確かサンタさんの正体を知るよりも早く、彼はその力が悪しきものだと悟っていた。両親も大層気味悪がっていたものだ。人を傷付けることしかしてこなかった力を、護国寺は諦念とともに受け入れていた。
「それで――――捕まえるんでしょう? 俺を」
そんなセリフを、彼はいっそ清々しさを漂わせて言い放った。
「家屋を全焼させたことがあります。誰かに怪我を負わせたことがあります。――危うく誰かを、殺しかけたことがあります。こんな人間、捕まって然るべきでしょう」
傷口にナイフを抉り込むようにして。護国寺は自らの罪を口にする。どれも故意的にやたわけでないにせよ、許されることではない。他人様に迷惑をかけたのは事実なのだから。
今まで彼は自分以外の異能者と出会ったことがなかったものの、他にも誰かいるのではないか、と考えていた。『自分だけが特別』なんてそうそうあるものではない。恐らくは目の前にいるムサシも異能者――言霊師であるはずだ。
そして危険極まる異能者を捕まえるために創られたのが、『L.A.W』という組織なのだろう。危険人物をいつまでも陽の下で歩ませているわけがない。むしろようやく仕事をしたかという気持ちさえ湧いてくる。
ムサシは神妙な顔付きのまましばらく少年の話に耳を傾けていたが、やがて口をはさんだ。
「――――何のことだ? 今回俺は、君をスカウトしに来たんだが」
「………………………………………………………………………………………………………………………………………………………………………………………は???」
途端に表情を崩して、きょとんとするムサシ。まさに『今聞きました』と言わんばかりである。
彼は今『スカウト』と言った。所謂「アイドルに興味はありませんか?」的な、そういう勧誘だ。勧誘理由は笑顔です、なんてわけはなく、単純に護国寺が言霊師であるからだろう。
「まだ隊員でもない君に詳しい話をするわけにはいかないが……、『L.A.W』は人手不足でね。猫の手に縋りたいのが現状だ。そこへ君が見つかった」
「はあ……?」
「戸惑う気持ちは分かる。だが『L.A.W』は世界を救うために創設された組織だ。君が己に問うべきは、世のため人のために働く気概を持ち合わせているか――その一点に尽きる」
それだけ告げて、ムサシは口を噤んだ。護国寺の答えを待っているのだ。それを聞くまで一切口を挟む気はないことを示すように、彼は腕を組んで目を瞑った。その態度に甘えて、護国寺は己の内なる声に耳を澄ます。
世界を救うために働く。一介の高校生には想像しかねる次元の話だ。

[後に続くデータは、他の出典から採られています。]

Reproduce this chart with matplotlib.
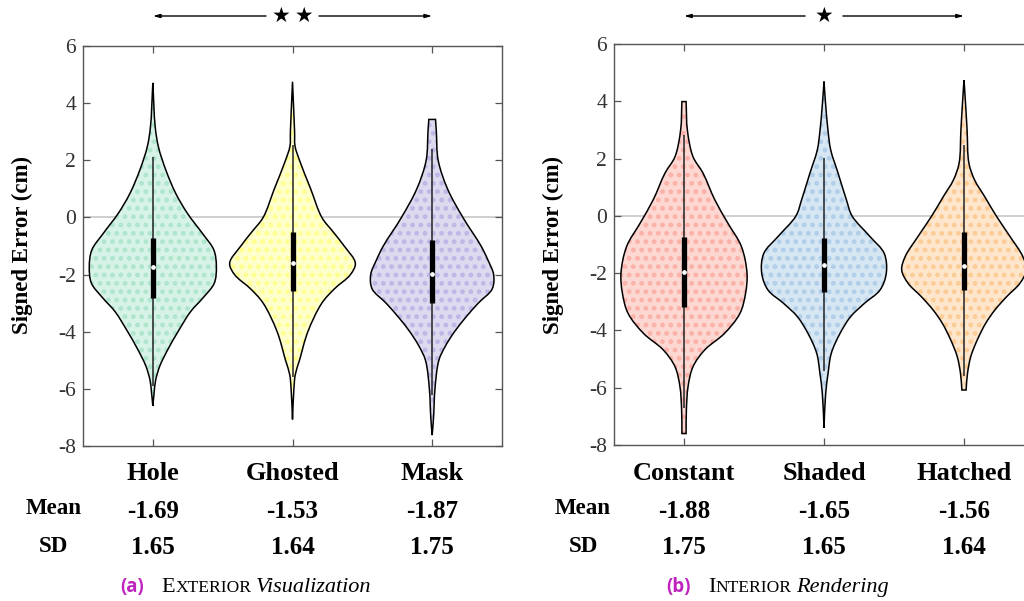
import math
import matplotlib
matplotlib.use("Agg")
import matplotlib.pyplot as plt
from matplotlib.path import Path
from matplotlib.patches import PathPatch
from matplotlib.transforms import blended_transform_factory

plt.rcParams["font.family"] = ["Liberation Serif", "DejaVu Serif"]
plt.rcParams["axes.unicode_minus"] = False
plt.rcParams["hatch.linewidth"] = 2.2

# ---- summary statistics shown under each panel ----
EXT_NAMES = ["Hole", "Ghosted", "Mask"]
EXT_MEAN = [-1.69, -1.53, -1.87]
EXT_SD = [1.65, 1.64, 1.75]
INT_NAMES = ["Constant", "Shaded", "Hatched"]
INT_MEAN = [-1.88, -1.65, -1.56]
INT_SD = [1.75, 1.65, 1.64]

# ---- box-plot statistics (cm) ----
EXT_Q1 = [-2.81, -2.56, -2.98]
EXT_MED = [-1.72, -1.58, -1.99]
EXT_Q3 = [-0.73, -0.50, -0.79]
EXT_WLO = [-5.9, -5.6, -6.2]
EXT_WHI = [2.12, 2.53, 2.38]
INT_Q1 = [-3.17, -2.67, -2.59]
INT_MED = [-1.95, -1.71, -1.74]
INT_Q3 = [-0.73, -0.78, -0.55]
INT_WLO = [-6.7, -5.4, -5.6]
INT_WHI = [2.83, 2.01, 2.48]

# ---- density profiles: error level (cm) and violin half-width ----
HOLE_Y = [4.71, 3.17, 2.47, 1.66, 0.84, 0.14, -0.56, -1.14, -1.72, -2.3, -2.81, -3.3, -4.0, -4.6, -5.2, -5.7, -6.1, -6.6]
HOLE_W = [0.0, 0.017, 0.04, 0.093, 0.164, 0.248, 0.355, 0.437, 0.455, 0.44, 0.36, 0.27, 0.18, 0.11, 0.05, 0.02, 0.01, 0.0]
GHOST_Y = [4.75, 3.0, 2.5, 2.0, 1.0, 0.0, -0.5, -1.0, -1.6, -2.0, -2.5, -3.0, -4.0, -5.0, -5.5, -6.0, -7.07]
GHOST_W = [0.0, 0.015, 0.018, 0.05, 0.13, 0.21, 0.29, 0.37, 0.45, 0.415, 0.30, 0.21, 0.11, 0.05, 0.02, 0.01, 0.0]
MASK_Y = [3.43, 3.0, 2.0, 1.0, 0.0, -1.0, -1.5, -2.0, -2.5, -3.0, -3.5, -4.0, -4.5, -5.0, -6.0, -7.0, -7.62]
MASK_W = [0.024, 0.03, 0.043, 0.11, 0.22, 0.35, 0.40, 0.44, 0.43, 0.33, 0.24, 0.16, 0.095, 0.048, 0.02, 0.01, 0.0]
CONST_Y = [3.99, 3.0, 2.07, 1.49, 0.56, -0.26, -1.07, -2.0, -2.7, -3.4, -4.1, -4.68, -5.27, -5.96, -6.78, -7.6]
CONST_W = [0.015, 0.024, 0.064, 0.136, 0.22, 0.314, 0.41, 0.45, 0.44, 0.40, 0.29, 0.148, 0.064, 0.029, 0.017, 0.015]
SHADED_Y = [4.69, 4.0, 3.0, 2.3, 1.5, 0.56, 0.0, -0.73, -1.31, -2.0, -2.59, -3.05, -3.52, -4.1, -4.8, -5.5, -6.2, -7.4]
SHADED_W = [0.0, 0.01, 0.028, 0.048, 0.1, 0.16, 0.2, 0.33, 0.43, 0.445, 0.40, 0.29, 0.19, 0.115, 0.052, 0.029, 0.012, 0.0]
HATCH_Y = [4.74, 4.0, 3.0, 1.84, 1.25, 0.67, 0.0, -0.73, -1.42, -1.89, -2.35, -2.82, -3.29, -3.75, -4.33, -4.92, -5.5, -6.08]
HATCH_W = [0.0, 0.01, 0.022, 0.035, 0.076, 0.148, 0.23, 0.33, 0.42, 0.445, 0.40, 0.305, 0.22, 0.155, 0.095, 0.048, 0.025, 0.015]

EXT_PROFILES = [(HOLE_Y, HOLE_W), (GHOST_Y, GHOST_W), (MASK_Y, MASK_W)]
INT_PROFILES = [(CONST_Y, CONST_W), (SHADED_Y, SHADED_W), (HATCH_Y, HATCH_W)]

EXT_FILL = ["#d7f2e6", "#ffffcc", "#dddaf0"]
EXT_DOTS = ["#aee6cb", "#ffff90", "#bfb6e6"]
INT_FILL = ["#fdd7d2", "#d7e6f3", "#fee6cd"]
INT_DOTS = ["#fbb0a8", "#b0cde9", "#fdcb94"]

W, H = 1024, 601
XS, YS = 140.0, 28.6  # pixels per data unit along x and y


def centripetal_segments(pts):
    """Bezier control points of a centripetal Catmull-Rom curve through pts."""
    sp = [(p[0] * XS, p[1] * YS) for p in pts]
    first = (2 * sp[0][0] - sp[1][0], 2 * sp[0][1] - sp[1][1])
    last = (2 * sp[-1][0] - sp[-2][0], 2 * sp[-1][1] - sp[-2][1])
    ext = [first] + sp + [last]
    segs = []
    for i in range(1, len(ext) - 2):
        p0, p1, p2, p3 = ext[i - 1], ext[i], ext[i + 1], ext[i + 2]
        d1 = max(math.dist(p0, p1), 1e-6) ** 0.5
        d2 = max(math.dist(p1, p2), 1e-6) ** 0.5
        d3 = max(math.dist(p2, p3), 1e-6) ** 0.5
        b1 = tuple((d1 * d1 * p2[k] - d2 * d2 * p0[k]
                    + (2 * d1 * d1 + 3 * d1 * d2 + d2 * d2) * p1[k])
                   / (3 * d1 * (d1 + d2)) for k in range(2))
        b2 = tuple((d3 * d3 * p1[k] - d2 * d2 * p3[k]
                    + (2 * d3 * d3 + 3 * d3 * d2 + d2 * d2) * p2[k])
                   / (3 * d3 * (d3 + d2)) for k in range(2))
        segs.append(((b1[0] / XS, b1[1] / YS), (b2[0] / XS, b2[1] / YS),
                     (p2[0] / XS, p2[1] / YS)))
    return segs


def violin_path(center, ys, ws):
    ys_b = list(reversed(ys))
    ws_b = list(reversed(ws))
    right = [(center + w, y) for y, w in zip(ys_b, ws_b)]
    left = [(center - w, y) for y, w in zip(ys, ws)]
    verts, codes = [right[0]], [Path.MOVETO]
    for c1, c2, p in centripetal_segments(right):
        verts += [c1, c2, p]
        codes += [Path.CURVE4] * 3
    verts.append(left[0])
    codes.append(Path.LINETO)
    for c1, c2, p in centripetal_segments(left):
        verts += [c1, c2, p]
        codes += [Path.CURVE4] * 3
    verts.append(right[0])
    codes.append(Path.CLOSEPOLY)
    return Path(verts, codes)


fig = plt.figure(figsize=(W / 100, H / 100), dpi=100)


def draw_panel(rect, names, means, sds, profiles, fills, dots,
               q1, med, q3, wlo, whi, stars, star_gap, label_x):
    ax = fig.add_axes(rect)
    ax.set_xlim(0.5, 3.5)
    ax.set_ylim(-8, 6)
    ax.set_yticks(range(-8, 7, 2))
    ax.set_xticks([1, 2, 3])
    ax.set_xticklabels([])
    ax.tick_params(direction="in", top=True, right=True, length=5, width=0.9,
                   color="#555555", labelcolor="#333333", labelsize=15.5, pad=5)
    for s in ax.spines.values():
        s.set_color("#555555")
        s.set_linewidth(1.0)
    ax.axhline(0, color="#cccccc", lw=1.3, zorder=1)

    for i, (ys, ws) in enumerate(profiles):
        c = i + 1
        path = violin_path(c, ys, ws)
        ax.add_patch(PathPatch(path, facecolor=fills[i], edgecolor=dots[i],
                               hatch="..", lw=0, zorder=2))
        ax.add_patch(PathPatch(path, facecolor="none", edgecolor="black",
                               lw=1.1, zorder=3))
        ax.plot([c, c], [wlo[i], whi[i]], color="#222222", lw=1.1, zorder=4,
                solid_capstyle="butt")
        ax.plot([c, c], [q1[i], q3[i]], color="black", lw=3.8, zorder=5,
                solid_capstyle="butt")
        ax.plot([c], [med[i]], marker="o", ms=2.4, mfc="white", mec="white",
                zorder=6)

    tr = blended_transform_factory(ax.transData, fig.transFigure)
    for i in range(3):
        ax.text(i + 1, 1 - 473 / H, names[i], transform=tr, ha="center",
                va="center", fontsize=19, fontweight="bold", color="black")
        ax.text(i + 1, 1 - 511 / H, "%.2f" % means[i], transform=tr,
                ha="center", va="center", fontsize=18, fontweight="bold")
        ax.text(i + 1, 1 - 547 / H, "%.2f" % sds[i], transform=tr,
                ha="center", va="center", fontsize=18, fontweight="bold")
    fig.text(label_x / W, 1 - 509 / H, "Mean", ha="center", va="center",
             fontsize=16.5, fontweight="bold")
    fig.text(label_x / W, 1 - 546 / H, "SD", ha="center", va="center",
             fontsize=16.5, fontweight="bold")

    # significance bracket above the plot
    ybr = 1 - 16 / H
    arrow = dict(arrowstyle="-|>,head_length=0.4,head_width=0.11",
                 color="black", lw=1.0, shrinkA=0, shrinkB=0)
    ax.annotate("", xy=(1, ybr), xytext=(2 - star_gap, ybr), xycoords=tr,
                textcoords=tr, arrowprops=arrow, annotation_clip=False)
    ax.annotate("", xy=(3, ybr), xytext=(2 + star_gap, ybr), xycoords=tr,
                textcoords=tr, arrowprops=arrow, annotation_clip=False)
    ax.text(2, ybr, stars, transform=tr, ha="center", va="center",
            fontsize=15, family=["DejaVu Sans"])
    return ax


ax_a = draw_panel([83 / W, 1 - 446 / H, 419 / W, 400 / H], EXT_NAMES,
                  EXT_MEAN, EXT_SD, EXT_PROFILES, EXT_FILL, EXT_DOTS,
                  EXT_Q1, EXT_MED, EXT_Q3, EXT_WLO, EXT_WHI,
                  "\u2605\u2009\u2605", 0.19, 54)
ax_b = draw_panel([614 / W, 1 - 445 / H, 420 / W, 401 / H], INT_NAMES,
                  INT_MEAN, INT_SD, INT_PROFILES, INT_FILL, INT_DOTS,
                  INT_Q1, INT_MED, INT_Q3, INT_WLO, INT_WHI,
                  "\u2605", 0.135, 583)

fig.text(22 / W, 1 - 245 / H, "Signed Error (cm)", rotation=90, ha="center",
         va="center", fontsize=16.5, fontweight="bold")
fig.text(553 / W, 1 - 245 / H, "Signed Error (cm)", rotation=90, ha="center",
         va="center", fontsize=16.5, fontweight="bold")

# sub-figure captions, laid out piece by piece
renderer = fig.canvas.get_renderer()


def caption(x0, tag, head, rest, word):
    base = 1 - 592 / H
    pieces = [
        (tag, dict(family=["Open Sans"], fontweight="bold", color="#bf22bf", fontsize=13.5), 18),
        (head, dict(fontsize=16), 0),
        (rest, dict(fontsize=12.6), 4),
        (word, dict(fontsize=16, style="italic"), 0),
    ]
    x = x0
    for txt, kw, gap in pieces:
        t = fig.text(x / W, base, txt, ha="left", va="baseline", **kw)
        bb = t.get_window_extent(renderer)
        x = bb.x1 + gap


caption(120, "(a)", "E", "XTERIOR", "Visualization")
caption(666, "(b)", "I", "NTERIOR", "Rendering")

fig.savefig("out.png", dpi=100)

自分のことで精いっぱいだった護国寺には、到底世界なんてものは見えていない。そもそもの問題で、ただしく世界を捉えている人間がどれだけいるだろうか。
ピンと来ない。
実感として受け止められない。
――――けれど、人のために働くという文句には心惹かれた。
今まで迷惑しか掛けてこなかった自分が誰かのために動ける機会など、そうあるものではない。罪滅ぼしとして出来うる限り人助けをしてきたが、負債を完済するには一生を費やしても足りないと前々から思っていた。誰かの人生を狂わせるというのは、それほどまでに重いことなのだと。
「俺は――――――」
意を決したように、護国寺嗣郎は口を開いた。
「――――誰かの役に立ちたい。そうでなければ、俺の生きる意味がなくなってしまう」
「その言葉が聞きたかった」
某名医のようなセリフを口にして、ムサシは立ち上がった。
「行こうか。下に車を待たせてある」
自分の答えが見透かされていたようで、護国寺は少し照れた風に笑った。